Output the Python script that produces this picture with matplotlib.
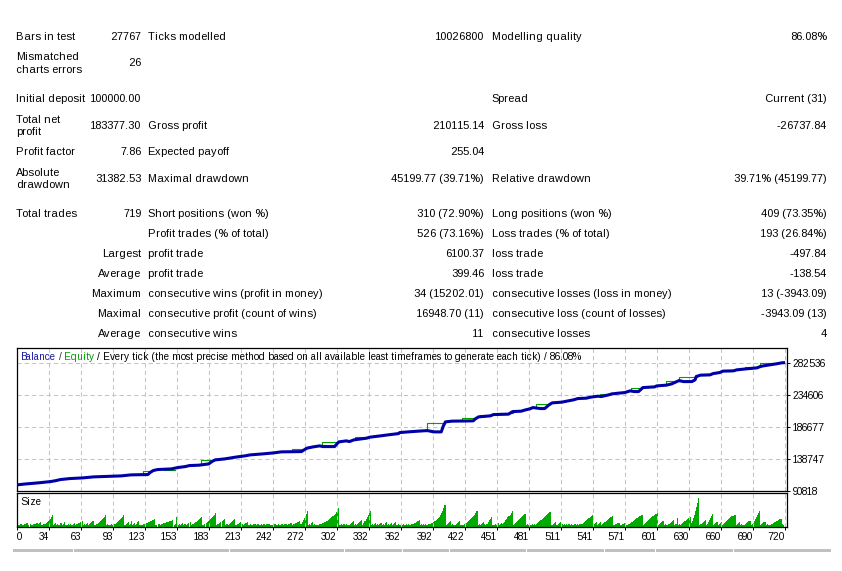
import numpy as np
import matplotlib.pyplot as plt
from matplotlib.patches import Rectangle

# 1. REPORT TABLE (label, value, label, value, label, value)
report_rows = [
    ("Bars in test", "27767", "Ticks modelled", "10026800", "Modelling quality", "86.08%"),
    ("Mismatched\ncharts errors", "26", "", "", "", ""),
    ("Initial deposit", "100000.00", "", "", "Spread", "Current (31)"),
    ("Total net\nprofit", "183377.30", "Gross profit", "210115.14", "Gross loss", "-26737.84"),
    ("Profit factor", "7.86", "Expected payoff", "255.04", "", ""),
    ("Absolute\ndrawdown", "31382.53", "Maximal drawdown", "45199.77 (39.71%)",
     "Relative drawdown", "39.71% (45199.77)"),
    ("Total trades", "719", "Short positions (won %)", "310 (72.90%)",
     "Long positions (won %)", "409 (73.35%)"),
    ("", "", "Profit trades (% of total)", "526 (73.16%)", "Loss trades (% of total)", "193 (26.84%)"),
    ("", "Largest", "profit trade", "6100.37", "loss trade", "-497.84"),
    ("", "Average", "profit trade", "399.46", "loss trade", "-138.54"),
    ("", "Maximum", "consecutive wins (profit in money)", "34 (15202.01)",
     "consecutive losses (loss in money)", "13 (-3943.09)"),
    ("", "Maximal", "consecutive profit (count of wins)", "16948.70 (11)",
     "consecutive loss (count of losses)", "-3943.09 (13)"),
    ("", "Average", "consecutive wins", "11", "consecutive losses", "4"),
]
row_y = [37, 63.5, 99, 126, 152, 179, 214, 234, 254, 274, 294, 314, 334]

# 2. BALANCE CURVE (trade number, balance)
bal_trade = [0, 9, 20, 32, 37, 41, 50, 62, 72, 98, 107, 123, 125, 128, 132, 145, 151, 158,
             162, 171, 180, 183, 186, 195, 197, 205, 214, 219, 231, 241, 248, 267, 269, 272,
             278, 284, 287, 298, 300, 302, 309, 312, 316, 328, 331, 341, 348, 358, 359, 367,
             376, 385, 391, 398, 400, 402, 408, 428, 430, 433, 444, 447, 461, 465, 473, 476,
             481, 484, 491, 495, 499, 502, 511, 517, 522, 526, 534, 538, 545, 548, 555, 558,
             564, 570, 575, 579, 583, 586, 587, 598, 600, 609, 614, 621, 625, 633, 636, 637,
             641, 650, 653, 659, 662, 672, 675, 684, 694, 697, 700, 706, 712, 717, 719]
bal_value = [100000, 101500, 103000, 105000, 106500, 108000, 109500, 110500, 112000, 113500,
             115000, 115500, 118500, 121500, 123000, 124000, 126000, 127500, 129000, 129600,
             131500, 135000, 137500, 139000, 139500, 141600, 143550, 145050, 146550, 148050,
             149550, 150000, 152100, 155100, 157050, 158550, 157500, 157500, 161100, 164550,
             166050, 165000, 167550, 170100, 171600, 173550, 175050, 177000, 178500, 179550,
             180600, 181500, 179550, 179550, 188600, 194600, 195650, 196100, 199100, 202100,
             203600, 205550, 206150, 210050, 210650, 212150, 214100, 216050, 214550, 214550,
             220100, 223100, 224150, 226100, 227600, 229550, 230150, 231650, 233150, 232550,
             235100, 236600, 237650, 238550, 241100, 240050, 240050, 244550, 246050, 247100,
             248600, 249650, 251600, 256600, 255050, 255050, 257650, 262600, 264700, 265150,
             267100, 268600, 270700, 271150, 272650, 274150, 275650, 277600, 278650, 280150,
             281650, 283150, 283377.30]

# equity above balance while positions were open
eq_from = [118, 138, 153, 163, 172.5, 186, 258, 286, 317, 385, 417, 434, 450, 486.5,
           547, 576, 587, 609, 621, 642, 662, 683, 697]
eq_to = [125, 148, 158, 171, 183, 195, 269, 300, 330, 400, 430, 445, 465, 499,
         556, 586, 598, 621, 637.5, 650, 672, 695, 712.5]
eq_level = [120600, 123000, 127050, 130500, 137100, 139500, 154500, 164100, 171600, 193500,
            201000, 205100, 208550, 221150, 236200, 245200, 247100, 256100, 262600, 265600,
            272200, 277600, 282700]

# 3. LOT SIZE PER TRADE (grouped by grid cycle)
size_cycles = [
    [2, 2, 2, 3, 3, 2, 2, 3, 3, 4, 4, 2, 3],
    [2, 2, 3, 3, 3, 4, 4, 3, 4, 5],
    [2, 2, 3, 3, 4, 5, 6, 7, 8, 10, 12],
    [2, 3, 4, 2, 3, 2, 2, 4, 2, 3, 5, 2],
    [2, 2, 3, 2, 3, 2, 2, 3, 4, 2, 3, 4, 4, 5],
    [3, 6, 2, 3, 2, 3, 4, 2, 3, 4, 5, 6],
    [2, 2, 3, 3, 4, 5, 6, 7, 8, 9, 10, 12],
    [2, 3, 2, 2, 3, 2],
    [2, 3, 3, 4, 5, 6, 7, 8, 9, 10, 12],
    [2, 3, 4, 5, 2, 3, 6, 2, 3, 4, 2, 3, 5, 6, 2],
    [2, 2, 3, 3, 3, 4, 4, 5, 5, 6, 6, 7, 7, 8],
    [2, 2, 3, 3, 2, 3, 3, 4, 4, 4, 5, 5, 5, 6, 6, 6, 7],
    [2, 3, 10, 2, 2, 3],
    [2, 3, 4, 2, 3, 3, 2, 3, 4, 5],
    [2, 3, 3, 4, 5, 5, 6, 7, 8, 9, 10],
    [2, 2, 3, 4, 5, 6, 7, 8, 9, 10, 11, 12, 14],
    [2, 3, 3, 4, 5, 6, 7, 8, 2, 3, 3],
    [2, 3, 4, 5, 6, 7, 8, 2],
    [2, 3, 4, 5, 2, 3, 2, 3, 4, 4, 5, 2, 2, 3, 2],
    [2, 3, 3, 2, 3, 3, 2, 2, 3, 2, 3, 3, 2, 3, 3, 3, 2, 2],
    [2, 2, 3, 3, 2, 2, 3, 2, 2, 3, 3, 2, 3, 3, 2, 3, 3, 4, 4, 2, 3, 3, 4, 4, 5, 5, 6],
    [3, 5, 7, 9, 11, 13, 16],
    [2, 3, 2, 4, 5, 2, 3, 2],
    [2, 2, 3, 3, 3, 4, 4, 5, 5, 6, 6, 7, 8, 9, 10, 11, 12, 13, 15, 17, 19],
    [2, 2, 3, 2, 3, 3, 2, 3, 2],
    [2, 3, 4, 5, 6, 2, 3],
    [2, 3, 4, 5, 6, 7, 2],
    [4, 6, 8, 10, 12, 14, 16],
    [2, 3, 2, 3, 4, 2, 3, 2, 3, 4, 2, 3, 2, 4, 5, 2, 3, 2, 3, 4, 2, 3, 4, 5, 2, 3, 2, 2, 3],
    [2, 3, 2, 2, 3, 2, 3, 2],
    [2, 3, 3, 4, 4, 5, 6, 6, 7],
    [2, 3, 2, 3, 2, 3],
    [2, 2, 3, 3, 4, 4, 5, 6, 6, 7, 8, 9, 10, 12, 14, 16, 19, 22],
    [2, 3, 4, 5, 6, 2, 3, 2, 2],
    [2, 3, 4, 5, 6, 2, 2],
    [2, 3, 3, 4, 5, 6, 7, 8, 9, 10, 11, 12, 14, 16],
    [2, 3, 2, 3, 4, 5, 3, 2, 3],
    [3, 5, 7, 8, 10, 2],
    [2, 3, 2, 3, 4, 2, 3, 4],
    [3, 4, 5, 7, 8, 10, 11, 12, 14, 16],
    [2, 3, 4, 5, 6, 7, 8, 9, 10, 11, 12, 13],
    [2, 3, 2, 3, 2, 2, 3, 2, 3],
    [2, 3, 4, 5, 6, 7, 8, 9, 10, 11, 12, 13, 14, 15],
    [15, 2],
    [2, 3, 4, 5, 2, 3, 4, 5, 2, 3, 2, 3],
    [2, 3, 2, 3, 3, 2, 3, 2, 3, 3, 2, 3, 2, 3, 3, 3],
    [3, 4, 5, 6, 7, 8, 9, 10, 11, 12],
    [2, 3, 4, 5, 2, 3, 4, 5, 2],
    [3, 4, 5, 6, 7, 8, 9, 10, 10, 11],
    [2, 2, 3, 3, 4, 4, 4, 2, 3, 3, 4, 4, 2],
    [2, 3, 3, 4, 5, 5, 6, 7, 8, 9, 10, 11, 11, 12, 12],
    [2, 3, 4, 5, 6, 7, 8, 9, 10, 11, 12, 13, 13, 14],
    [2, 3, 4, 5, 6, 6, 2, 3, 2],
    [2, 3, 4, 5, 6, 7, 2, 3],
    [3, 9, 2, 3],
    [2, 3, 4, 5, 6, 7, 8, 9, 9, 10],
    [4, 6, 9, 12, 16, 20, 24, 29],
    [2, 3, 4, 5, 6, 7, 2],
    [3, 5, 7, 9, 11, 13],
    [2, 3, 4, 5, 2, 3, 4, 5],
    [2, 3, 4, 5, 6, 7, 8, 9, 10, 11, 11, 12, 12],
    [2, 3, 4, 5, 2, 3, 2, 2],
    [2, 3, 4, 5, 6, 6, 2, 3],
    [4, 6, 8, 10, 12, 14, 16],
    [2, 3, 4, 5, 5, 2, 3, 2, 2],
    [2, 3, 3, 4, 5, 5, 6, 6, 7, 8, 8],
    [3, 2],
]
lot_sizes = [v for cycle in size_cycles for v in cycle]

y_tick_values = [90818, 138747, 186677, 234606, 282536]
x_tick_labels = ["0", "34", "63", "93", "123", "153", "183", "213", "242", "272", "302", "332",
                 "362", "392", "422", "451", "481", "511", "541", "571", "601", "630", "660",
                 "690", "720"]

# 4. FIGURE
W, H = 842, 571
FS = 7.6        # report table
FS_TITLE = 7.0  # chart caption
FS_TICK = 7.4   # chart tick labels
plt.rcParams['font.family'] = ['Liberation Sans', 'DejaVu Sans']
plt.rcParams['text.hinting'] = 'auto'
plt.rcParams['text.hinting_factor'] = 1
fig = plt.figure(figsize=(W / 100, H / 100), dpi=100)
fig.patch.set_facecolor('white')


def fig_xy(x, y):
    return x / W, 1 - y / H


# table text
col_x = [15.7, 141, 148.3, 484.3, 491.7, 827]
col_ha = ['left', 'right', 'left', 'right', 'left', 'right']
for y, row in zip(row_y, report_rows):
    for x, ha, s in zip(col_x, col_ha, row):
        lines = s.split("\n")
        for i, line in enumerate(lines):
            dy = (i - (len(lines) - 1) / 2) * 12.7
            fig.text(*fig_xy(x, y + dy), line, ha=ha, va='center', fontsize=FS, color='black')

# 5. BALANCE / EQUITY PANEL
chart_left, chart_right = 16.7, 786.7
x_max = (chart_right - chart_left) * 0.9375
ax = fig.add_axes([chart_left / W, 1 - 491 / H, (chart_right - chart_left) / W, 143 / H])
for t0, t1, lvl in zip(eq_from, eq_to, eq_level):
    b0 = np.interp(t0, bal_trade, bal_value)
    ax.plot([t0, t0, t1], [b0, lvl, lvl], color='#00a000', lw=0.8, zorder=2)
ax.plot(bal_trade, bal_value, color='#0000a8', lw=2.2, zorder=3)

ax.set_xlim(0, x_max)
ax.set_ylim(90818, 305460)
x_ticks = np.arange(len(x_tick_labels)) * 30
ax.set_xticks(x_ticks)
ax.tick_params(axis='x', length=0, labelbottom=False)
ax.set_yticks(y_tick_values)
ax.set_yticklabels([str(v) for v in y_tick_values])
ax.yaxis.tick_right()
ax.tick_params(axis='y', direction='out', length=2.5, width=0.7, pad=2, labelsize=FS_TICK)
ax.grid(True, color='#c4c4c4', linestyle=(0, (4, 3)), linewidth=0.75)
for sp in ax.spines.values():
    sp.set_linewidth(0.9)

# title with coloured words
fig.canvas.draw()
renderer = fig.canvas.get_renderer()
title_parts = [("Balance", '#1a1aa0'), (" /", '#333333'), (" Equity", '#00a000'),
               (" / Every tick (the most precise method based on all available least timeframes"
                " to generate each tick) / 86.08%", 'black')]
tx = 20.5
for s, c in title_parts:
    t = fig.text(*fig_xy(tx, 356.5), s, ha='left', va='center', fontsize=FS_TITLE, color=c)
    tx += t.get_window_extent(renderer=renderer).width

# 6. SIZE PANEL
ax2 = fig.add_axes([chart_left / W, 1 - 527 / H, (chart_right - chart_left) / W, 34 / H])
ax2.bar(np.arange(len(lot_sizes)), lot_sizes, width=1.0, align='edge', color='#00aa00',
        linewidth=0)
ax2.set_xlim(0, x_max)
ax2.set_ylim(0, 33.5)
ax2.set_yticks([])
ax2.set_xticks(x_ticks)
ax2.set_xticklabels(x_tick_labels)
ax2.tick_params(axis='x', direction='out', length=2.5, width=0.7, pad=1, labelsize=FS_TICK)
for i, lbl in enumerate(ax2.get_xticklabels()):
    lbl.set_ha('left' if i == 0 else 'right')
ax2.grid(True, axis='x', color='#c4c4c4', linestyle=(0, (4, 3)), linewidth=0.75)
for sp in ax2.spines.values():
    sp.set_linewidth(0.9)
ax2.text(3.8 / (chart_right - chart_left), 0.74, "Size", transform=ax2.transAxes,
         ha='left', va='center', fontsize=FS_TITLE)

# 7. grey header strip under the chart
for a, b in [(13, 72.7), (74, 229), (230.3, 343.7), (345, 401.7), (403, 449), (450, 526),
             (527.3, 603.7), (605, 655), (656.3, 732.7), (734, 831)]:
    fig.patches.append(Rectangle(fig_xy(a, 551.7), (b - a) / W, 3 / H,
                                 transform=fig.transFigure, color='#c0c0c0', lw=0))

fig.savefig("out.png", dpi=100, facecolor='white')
+++++
WHAT THE EXERCISE ASKS: Pictures are excluded: retype only the lines from the beginning of the listing above through the line with "from matplotlib.patches import Rectangle", both included.

RESULT FOR THIS EXERCISE:
Output the Python script that produces this picture with matplotlib.
import numpy as np
import matplotlib.pyplot as plt
from matplotlib.patches import Rectangle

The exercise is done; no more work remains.